Aim: All lines from the beginning of the listing through the line with "26.0, 29.2, 100]" are to be copied word for word; the pictures are not.
▽
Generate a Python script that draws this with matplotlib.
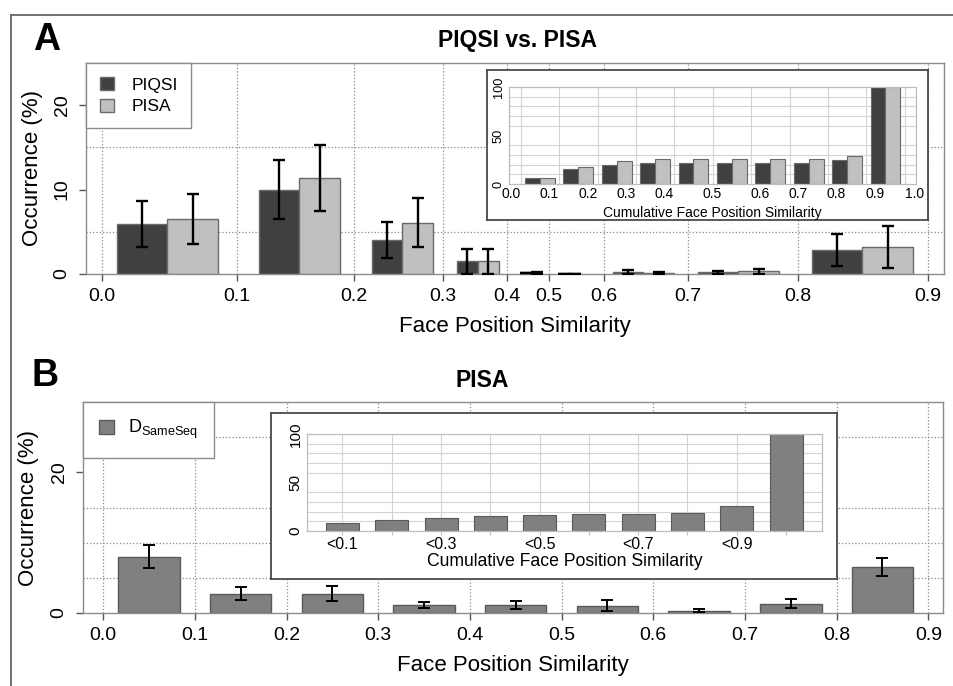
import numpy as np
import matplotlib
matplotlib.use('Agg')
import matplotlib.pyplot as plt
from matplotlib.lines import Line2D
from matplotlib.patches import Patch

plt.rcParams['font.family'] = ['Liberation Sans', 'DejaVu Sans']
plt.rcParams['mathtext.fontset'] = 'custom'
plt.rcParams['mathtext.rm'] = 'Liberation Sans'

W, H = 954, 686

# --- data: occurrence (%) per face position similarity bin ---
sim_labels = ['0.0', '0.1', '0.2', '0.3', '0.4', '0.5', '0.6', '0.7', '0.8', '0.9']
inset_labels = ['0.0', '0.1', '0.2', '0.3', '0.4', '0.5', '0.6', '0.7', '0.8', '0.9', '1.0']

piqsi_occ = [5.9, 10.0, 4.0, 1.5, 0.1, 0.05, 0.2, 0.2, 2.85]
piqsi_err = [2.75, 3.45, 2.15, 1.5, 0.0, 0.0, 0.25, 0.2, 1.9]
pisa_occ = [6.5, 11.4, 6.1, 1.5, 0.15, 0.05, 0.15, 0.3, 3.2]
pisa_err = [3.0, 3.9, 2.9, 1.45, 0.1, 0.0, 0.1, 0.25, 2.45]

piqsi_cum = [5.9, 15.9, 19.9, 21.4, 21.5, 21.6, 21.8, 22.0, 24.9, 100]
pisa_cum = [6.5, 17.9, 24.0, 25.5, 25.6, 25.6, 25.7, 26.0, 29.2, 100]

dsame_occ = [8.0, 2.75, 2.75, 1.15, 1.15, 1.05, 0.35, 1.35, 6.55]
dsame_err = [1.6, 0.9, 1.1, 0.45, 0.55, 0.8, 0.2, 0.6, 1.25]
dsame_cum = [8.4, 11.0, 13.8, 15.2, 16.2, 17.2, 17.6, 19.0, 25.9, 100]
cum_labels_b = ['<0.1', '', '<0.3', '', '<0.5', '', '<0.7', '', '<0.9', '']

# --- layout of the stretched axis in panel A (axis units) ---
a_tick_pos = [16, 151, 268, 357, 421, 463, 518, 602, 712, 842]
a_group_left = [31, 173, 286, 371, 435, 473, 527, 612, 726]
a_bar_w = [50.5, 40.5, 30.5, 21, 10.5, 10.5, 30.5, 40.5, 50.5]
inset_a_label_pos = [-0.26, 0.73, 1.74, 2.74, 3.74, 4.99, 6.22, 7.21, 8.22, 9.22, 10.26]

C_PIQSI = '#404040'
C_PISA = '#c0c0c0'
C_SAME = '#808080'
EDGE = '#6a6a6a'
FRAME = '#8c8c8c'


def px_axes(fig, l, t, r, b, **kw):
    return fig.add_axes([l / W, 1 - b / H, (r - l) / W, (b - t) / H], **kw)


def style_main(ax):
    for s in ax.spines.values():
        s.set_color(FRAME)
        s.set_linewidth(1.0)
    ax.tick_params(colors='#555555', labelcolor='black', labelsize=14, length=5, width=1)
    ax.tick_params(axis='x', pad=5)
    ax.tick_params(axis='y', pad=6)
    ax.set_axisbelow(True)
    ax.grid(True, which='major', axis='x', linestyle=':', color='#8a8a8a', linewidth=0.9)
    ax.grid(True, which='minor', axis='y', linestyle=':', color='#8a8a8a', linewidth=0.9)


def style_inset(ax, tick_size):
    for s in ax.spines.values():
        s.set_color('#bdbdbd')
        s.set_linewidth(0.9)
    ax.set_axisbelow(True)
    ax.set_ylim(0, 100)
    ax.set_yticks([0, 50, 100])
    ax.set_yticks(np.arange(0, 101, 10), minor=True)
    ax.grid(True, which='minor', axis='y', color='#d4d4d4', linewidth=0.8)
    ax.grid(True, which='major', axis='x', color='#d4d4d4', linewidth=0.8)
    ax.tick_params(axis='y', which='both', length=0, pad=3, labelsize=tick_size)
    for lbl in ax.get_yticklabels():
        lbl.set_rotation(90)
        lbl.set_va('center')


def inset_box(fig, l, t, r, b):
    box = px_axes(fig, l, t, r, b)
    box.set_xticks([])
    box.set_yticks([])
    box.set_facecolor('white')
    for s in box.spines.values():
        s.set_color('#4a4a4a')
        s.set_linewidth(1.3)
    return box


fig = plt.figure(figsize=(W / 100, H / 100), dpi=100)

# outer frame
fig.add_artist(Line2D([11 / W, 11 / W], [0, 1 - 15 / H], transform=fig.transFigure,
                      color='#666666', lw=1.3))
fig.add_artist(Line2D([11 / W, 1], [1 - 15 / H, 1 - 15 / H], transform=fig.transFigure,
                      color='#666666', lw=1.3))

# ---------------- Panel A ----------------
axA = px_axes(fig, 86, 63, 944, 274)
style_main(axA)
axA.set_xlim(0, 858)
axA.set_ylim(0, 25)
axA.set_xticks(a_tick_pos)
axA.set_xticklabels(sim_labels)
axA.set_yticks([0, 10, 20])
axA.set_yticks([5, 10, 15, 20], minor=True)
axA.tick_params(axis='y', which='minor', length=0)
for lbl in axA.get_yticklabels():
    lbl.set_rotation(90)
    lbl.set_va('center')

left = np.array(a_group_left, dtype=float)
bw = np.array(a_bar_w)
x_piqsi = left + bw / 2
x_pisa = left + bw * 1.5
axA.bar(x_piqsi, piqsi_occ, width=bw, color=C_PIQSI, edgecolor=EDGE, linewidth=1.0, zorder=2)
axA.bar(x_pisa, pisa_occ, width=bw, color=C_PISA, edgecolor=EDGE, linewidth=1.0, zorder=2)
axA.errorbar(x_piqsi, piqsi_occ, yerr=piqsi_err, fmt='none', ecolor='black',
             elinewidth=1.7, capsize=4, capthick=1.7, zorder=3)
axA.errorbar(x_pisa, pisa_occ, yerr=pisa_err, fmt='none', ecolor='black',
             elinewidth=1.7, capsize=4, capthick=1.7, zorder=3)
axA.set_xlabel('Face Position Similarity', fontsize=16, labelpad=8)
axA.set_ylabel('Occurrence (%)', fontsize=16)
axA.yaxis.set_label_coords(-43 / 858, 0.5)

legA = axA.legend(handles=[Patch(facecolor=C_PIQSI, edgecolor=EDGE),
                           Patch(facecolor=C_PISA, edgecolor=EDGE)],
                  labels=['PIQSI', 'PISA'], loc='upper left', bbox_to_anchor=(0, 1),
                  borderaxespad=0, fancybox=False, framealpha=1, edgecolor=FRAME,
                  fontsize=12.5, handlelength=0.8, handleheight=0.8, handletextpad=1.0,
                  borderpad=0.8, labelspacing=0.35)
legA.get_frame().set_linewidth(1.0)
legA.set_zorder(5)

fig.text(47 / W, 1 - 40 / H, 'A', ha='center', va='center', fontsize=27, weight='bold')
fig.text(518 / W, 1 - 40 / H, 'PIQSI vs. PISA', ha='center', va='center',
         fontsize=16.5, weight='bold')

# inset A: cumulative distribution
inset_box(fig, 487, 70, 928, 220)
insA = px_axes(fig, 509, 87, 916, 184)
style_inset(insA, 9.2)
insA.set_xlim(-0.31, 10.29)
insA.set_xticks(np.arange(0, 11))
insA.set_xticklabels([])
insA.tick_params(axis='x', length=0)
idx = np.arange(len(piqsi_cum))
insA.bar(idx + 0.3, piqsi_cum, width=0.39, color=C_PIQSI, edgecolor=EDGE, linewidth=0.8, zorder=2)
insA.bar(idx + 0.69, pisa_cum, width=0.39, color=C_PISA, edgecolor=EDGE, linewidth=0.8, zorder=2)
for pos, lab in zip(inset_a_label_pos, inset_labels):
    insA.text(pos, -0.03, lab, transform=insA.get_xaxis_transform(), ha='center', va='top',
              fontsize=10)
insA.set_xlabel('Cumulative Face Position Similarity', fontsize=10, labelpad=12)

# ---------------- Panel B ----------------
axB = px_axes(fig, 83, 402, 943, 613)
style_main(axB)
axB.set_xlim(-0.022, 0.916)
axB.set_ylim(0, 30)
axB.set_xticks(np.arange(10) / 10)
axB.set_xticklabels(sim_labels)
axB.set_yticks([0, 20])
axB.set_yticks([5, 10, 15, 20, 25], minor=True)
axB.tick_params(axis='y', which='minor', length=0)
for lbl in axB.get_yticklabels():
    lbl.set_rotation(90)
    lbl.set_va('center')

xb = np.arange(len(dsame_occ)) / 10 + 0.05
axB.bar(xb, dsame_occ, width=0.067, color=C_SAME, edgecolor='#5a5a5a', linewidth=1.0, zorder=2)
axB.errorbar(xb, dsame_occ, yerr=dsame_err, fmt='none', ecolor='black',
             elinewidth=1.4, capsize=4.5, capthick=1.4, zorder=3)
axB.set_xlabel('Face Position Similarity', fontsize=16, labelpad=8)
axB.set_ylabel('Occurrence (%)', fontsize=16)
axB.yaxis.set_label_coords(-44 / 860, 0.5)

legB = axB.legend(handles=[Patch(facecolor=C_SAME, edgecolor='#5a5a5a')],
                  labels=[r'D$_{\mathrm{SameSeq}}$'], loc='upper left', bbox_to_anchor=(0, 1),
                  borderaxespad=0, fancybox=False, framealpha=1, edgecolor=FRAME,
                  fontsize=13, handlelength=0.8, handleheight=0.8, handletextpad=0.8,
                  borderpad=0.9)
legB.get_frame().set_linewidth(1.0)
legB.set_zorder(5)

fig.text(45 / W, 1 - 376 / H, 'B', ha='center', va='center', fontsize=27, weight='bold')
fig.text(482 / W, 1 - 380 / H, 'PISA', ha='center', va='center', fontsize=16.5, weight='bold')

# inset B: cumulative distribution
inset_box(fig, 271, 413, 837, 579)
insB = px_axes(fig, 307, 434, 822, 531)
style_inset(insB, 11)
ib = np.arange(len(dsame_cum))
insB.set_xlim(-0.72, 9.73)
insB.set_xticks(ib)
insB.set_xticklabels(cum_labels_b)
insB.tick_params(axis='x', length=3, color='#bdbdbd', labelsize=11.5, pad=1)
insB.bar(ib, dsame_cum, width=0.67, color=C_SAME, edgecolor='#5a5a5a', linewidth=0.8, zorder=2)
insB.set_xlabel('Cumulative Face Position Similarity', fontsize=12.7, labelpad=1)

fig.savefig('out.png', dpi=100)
△
Exercise response:
Generate a Python script that draws this with matplotlib.
import numpy as np
import matplotlib
matplotlib.use('Agg')
import matplotlib.pyplot as plt
from matplotlib.lines import Line2D
from matplotlib.patches import Patch

plt.rcParams['font.family'] = ['Liberation Sans', 'DejaVu Sans']
plt.rcParams['mathtext.fontset'] = 'custom'
plt.rcParams['mathtext.rm'] = 'Liberation Sans'

W, H = 954, 686

# --- data: occurrence (%) per face position similarity bin ---
sim_labels = ['0.0', '0.1', '0.2', '0.3', '0.4', '0.5', '0.6', '0.7', '0.8', '0.9']
inset_labels = ['0.0', '0.1', '0.2', '0.3', '0.4', '0.5', '0.6', '0.7', '0.8', '0.9', '1.0']

piqsi_occ = [5.9, 10.0, 4.0, 1.5, 0.1, 0.05, 0.2, 0.2, 2.85]
piqsi_err = [2.75, 3.45, 2.15, 1.5, 0.0, 0.0, 0.25, 0.2, 1.9]
pisa_occ = [6.5, 11.4, 6.1, 1.5, 0.15, 0.05, 0.15, 0.3, 3.2]
pisa_err = [3.0, 3.9, 2.9, 1.45, 0.1, 0.0, 0.1, 0.25, 2.45]

piqsi_cum = [5.9, 15.9, 19.9, 21.4, 21.5, 21.6, 21.8, 22.0, 24.9, 100]
pisa_cum = [6.5, 17.9, 24.0, 25.5, 25.6, 25.6, 25.7, 26.0, 29.2, 100]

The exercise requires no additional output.